Aber wie geht es nach dem Verkünden der Übernahme oder des Zusammenschlusses im Alltag der Mitarbeitenden weiter? 

Die Tücken des Integrationsprozesses nach einer Fusion werden häufig unterschätzt. Das Zusammenwachsen der Bilanzen und Organigrammen lässt sich am Schreibtisch planen – das Zusammenwachsen von Unternehmenskulturen, Teams und Prozessen nicht. Die Veränderungen für die Menschen in den fusionierten Organisationen müssen orchestriert und begleitet werden, um die wirtschaftlichen Ziele der Fusion zu erreichen. Und hier kommt die Organisationsentwicklung ins Spiel

„Obwohl sich die Kriterien für den Erfolg einer M&A-Transaktion unterscheiden, kann festgehalten werden, dass rund zwei von drei Fusionen scheitern. Bei circa 60 Prozent dieser gescheiterten ‚Firmen-Ehen‘ liegen die Gründe in Bereichen der so genannten ‚Soft-Facts‘. Diese kommen meist in der eigentlichen Integrationsphase zum Tragen.“ (Hans-Böckler-Stiftung)
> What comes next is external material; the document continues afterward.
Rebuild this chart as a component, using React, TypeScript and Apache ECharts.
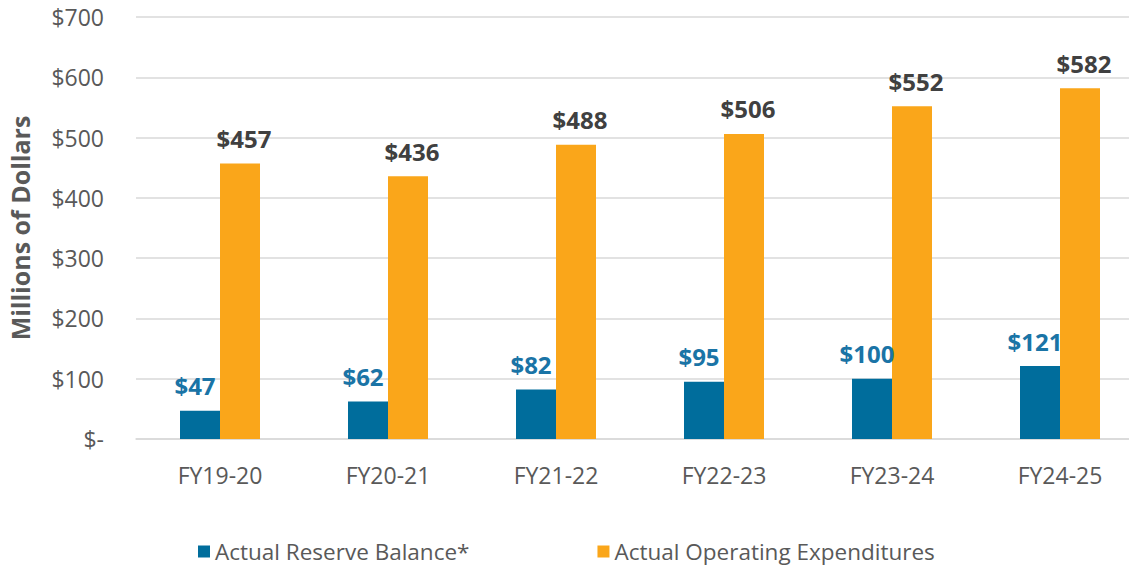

Aber schauen wir uns die Change-Herausforderungen einer Fusion genauer an: 

Eine Fusion löst bei Mitarbeitenden in der Regel Verunsicherung, vielleicht sogar konkrete Ängste aus: Ist mein Arbeitsplatz noch sicher? Bekomme ich weiterhin mein Weihnachtsgeld? Behalte ich meinen Firmenwagen? Darf ich weiterhin zweimal die Woche im Homeoffice arbeiten? Bekommen wir neue Kolleg:innen? Wechseln die Führungskräfte?

Viele Sachverhalte sind im Arbeitsvertrag geregelt. Aber was ist mit Absprachen, die mündlich mit Führungskräften, also auf Vertrauensbasis geschlossen wurden? Hier kann es um die weitere Karriereplanung, Entscheidungsbefugnisse oder in Aussicht gestellte Benefits gehen. Die Mitarbeitenden fühlen sich hier – zu Recht – unsicher. Um keinen Raum für Spekulationen, Spannungen und Konflikte zu lassen, sollte der Übergang seitens der Geschäftsführung so transparent und so offen wie möglich gestaltet werden. 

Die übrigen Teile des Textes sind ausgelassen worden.